» Goal:
Your task is to return, exactly, the run of lines starting at the line holding "Generate a Python" and ending at the line holding "plt.rcParams['hatch.linewidth'] = 1.7", both ends included and no other lines.

» Excerpted data:
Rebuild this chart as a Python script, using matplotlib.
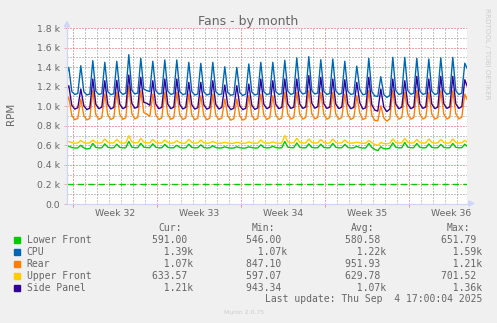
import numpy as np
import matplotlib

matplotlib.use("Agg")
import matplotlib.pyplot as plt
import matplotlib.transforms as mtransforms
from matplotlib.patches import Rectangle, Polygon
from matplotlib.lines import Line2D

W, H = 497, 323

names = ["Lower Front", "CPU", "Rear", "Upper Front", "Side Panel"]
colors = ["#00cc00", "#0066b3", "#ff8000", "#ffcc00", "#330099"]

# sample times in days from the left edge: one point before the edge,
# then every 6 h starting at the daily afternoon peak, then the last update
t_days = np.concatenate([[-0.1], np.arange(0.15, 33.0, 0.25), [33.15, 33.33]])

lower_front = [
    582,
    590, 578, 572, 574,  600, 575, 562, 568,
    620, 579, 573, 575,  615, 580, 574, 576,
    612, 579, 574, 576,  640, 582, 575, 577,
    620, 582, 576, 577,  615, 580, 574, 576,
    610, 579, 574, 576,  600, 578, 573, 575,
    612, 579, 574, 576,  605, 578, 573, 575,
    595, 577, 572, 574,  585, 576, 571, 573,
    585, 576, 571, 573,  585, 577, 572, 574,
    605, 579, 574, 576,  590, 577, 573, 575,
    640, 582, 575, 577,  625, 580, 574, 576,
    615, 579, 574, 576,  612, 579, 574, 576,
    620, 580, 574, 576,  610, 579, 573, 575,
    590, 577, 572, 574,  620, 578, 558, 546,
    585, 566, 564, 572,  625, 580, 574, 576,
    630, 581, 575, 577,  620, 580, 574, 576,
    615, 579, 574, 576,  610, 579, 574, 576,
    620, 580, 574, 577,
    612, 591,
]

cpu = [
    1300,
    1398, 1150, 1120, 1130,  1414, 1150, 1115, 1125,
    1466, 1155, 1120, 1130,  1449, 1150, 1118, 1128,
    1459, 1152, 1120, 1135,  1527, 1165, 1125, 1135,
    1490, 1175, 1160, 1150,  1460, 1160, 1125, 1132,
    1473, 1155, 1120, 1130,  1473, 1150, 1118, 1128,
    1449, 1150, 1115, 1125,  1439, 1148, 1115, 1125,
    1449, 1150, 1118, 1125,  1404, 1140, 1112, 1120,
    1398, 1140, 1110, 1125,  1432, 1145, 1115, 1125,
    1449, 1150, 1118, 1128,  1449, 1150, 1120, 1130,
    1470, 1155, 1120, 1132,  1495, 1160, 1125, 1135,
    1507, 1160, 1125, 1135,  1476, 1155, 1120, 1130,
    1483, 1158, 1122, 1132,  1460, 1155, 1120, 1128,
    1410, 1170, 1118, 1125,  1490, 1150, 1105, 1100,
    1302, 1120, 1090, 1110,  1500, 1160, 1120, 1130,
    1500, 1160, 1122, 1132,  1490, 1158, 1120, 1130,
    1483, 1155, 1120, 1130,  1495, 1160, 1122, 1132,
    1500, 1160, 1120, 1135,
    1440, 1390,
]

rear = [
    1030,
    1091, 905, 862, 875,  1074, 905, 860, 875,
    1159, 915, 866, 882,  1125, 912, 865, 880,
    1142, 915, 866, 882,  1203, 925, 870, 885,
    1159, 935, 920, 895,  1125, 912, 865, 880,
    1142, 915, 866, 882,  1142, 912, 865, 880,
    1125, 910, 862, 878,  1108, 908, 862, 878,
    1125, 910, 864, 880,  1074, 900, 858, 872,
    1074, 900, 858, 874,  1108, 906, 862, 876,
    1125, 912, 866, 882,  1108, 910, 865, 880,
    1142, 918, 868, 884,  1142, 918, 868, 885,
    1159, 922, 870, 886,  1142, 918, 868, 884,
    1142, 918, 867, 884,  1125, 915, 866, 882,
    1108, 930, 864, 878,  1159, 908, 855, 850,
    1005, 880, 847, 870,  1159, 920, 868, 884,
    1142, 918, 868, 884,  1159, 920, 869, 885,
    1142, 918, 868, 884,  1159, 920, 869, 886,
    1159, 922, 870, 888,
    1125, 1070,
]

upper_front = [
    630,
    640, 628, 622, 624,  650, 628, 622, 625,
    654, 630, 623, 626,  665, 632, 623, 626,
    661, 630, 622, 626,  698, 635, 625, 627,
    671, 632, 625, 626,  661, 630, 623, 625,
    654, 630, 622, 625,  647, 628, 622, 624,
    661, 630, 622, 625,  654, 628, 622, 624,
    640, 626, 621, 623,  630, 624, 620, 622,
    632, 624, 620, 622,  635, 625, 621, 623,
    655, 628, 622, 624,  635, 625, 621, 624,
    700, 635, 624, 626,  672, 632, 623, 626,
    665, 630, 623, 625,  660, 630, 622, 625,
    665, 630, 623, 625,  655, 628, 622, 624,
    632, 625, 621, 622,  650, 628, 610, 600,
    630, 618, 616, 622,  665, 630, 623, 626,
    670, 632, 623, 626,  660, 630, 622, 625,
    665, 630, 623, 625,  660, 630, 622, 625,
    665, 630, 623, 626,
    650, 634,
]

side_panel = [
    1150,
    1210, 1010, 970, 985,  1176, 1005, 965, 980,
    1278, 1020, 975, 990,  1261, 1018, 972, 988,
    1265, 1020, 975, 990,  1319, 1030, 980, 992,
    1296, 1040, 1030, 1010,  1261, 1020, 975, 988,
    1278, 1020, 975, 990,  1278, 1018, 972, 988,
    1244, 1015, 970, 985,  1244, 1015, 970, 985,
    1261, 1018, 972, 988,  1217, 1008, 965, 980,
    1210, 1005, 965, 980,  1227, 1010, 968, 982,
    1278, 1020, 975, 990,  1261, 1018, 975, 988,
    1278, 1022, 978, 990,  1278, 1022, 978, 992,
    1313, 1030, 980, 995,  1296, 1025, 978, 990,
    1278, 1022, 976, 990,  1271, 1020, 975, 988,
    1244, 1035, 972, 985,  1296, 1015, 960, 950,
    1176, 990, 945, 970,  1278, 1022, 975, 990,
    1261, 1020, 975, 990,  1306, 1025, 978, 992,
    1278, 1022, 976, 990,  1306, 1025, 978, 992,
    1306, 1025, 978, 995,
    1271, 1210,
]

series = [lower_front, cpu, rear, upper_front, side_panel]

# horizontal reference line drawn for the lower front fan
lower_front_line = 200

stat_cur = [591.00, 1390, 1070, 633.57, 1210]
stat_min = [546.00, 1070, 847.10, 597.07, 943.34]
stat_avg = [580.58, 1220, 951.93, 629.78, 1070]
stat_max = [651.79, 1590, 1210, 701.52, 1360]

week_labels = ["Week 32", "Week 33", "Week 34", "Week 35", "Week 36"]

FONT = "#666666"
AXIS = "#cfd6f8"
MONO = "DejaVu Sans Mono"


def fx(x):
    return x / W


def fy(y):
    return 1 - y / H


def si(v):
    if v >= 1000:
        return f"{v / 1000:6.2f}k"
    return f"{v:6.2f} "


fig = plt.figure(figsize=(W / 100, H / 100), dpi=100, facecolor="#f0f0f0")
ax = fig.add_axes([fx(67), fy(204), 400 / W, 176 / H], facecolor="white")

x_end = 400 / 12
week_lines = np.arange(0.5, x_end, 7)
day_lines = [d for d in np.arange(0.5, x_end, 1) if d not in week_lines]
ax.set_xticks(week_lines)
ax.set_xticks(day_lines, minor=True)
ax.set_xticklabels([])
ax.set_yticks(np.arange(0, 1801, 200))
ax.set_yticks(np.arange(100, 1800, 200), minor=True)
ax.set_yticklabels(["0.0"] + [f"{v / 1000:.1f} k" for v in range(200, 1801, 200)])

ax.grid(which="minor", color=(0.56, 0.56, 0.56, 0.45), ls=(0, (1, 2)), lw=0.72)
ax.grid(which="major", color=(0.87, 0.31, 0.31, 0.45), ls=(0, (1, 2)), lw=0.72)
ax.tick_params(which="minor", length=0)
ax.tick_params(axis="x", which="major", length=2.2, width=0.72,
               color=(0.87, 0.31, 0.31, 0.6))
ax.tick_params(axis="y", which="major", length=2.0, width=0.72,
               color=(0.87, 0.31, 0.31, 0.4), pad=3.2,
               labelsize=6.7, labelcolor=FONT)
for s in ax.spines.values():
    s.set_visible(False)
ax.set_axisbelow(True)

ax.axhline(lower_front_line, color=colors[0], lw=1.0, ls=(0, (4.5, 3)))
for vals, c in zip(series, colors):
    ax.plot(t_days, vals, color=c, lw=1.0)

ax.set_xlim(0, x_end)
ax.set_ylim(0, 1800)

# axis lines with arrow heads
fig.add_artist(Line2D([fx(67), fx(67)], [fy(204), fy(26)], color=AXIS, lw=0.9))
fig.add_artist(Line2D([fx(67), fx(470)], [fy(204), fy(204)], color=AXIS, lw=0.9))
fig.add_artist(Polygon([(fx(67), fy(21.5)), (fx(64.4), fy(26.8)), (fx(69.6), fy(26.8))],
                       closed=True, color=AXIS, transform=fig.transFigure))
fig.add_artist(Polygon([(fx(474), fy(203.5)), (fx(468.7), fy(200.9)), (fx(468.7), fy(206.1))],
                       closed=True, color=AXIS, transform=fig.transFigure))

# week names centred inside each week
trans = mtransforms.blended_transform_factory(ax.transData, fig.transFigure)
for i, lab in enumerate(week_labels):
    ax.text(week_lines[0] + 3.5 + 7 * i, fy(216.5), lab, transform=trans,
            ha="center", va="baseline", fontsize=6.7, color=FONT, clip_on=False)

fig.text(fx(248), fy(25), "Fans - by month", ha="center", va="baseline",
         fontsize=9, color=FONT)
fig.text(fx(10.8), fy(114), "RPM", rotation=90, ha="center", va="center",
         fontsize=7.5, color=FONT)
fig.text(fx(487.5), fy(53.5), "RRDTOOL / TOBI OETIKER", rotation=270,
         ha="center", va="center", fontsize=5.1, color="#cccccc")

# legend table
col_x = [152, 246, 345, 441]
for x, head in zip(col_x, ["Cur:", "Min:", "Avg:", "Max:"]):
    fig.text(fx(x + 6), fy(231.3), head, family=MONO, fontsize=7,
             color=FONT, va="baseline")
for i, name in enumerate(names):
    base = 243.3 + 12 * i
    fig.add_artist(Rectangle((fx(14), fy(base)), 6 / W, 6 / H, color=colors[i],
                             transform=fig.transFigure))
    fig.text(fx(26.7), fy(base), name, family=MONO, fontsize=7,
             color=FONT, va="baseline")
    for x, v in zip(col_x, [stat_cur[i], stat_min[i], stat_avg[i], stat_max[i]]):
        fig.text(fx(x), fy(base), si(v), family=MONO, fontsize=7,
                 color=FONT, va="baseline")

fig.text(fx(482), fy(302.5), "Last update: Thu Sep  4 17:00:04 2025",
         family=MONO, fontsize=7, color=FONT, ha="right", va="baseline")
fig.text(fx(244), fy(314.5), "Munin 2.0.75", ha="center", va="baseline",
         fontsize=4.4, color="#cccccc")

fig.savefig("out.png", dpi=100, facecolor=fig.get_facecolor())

* * *

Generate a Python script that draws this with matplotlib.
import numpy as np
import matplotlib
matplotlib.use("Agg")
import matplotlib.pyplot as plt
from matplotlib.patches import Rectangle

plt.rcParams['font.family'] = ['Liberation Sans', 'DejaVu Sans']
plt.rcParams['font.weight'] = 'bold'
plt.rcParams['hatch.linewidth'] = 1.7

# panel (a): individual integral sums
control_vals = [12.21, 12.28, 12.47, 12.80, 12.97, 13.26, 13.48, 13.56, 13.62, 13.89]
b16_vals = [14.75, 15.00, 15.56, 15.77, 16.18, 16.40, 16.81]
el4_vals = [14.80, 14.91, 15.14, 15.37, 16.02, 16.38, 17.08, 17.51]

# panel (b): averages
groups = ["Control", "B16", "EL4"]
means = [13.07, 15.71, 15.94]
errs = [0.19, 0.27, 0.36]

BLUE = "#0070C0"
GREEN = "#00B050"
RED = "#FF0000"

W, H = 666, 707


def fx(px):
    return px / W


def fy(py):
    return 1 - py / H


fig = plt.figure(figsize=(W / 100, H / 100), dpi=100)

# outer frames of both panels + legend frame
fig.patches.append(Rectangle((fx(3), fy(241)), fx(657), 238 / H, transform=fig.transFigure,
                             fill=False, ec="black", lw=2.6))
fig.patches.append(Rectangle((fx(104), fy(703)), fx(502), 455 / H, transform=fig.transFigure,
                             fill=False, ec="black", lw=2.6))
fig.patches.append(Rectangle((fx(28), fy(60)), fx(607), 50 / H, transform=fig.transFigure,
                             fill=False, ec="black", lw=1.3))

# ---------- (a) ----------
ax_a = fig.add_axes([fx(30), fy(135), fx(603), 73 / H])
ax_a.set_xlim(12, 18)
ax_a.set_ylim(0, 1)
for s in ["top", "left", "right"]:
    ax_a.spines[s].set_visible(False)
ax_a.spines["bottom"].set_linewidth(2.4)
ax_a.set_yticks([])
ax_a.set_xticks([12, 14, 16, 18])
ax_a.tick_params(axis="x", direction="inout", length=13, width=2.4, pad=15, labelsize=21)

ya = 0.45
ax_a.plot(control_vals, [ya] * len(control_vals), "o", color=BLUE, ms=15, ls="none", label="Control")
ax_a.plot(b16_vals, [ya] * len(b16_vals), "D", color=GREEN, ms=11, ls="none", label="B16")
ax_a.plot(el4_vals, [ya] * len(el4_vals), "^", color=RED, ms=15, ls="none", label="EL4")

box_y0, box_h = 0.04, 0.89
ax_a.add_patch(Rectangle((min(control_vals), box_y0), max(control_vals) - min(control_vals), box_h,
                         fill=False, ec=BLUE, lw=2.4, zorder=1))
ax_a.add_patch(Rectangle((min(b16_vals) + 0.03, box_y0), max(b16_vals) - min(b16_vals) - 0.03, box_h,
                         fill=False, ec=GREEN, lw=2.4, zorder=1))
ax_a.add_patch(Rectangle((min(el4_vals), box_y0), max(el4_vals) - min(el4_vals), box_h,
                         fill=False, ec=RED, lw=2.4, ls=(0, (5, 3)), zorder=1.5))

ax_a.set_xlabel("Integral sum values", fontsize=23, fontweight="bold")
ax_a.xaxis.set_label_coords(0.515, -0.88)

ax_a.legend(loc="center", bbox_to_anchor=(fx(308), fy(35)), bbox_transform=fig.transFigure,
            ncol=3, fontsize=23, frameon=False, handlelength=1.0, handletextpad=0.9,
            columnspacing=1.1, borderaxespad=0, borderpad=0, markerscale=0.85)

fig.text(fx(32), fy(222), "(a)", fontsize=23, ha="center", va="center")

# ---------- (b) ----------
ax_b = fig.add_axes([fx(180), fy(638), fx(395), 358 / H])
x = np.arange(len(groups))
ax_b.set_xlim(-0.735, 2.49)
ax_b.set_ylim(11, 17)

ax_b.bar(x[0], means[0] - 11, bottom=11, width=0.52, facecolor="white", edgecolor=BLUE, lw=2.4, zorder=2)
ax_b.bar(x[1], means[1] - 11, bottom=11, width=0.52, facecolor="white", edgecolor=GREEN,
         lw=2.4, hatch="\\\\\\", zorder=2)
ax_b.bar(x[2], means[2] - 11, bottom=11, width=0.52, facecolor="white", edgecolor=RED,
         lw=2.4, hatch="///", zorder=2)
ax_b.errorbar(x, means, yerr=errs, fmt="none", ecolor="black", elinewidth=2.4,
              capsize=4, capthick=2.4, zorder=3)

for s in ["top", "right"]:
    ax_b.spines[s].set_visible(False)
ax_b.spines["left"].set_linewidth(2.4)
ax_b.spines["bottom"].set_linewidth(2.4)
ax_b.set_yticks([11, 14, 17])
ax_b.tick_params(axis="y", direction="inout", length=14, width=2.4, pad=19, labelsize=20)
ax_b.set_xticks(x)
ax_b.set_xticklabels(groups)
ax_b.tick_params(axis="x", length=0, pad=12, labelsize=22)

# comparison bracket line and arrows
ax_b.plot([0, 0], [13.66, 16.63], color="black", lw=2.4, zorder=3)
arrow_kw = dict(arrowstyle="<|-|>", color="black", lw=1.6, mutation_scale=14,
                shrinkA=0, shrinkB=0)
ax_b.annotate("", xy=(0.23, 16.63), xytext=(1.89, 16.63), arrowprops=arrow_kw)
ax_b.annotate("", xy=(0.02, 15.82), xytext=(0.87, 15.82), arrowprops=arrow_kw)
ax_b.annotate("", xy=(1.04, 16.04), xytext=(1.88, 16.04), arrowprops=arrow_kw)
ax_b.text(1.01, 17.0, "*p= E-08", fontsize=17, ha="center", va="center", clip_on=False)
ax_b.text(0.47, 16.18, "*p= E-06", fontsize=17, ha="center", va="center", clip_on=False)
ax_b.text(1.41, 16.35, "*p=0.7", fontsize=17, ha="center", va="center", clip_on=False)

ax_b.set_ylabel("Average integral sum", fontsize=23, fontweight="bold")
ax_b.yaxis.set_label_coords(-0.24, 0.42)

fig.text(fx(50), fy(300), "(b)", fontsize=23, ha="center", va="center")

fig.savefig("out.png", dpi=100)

» Response to this task:
Generate a Python script that draws this with matplotlib.
import numpy as np
import matplotlib
matplotlib.use("Agg")
import matplotlib.pyplot as plt
from matplotlib.patches import Rectangle

plt.rcParams['font.family'] = ['Liberation Sans', 'DejaVu Sans']
plt.rcParams['font.weight'] = 'bold'
plt.rcParams['hatch.linewidth'] = 1.7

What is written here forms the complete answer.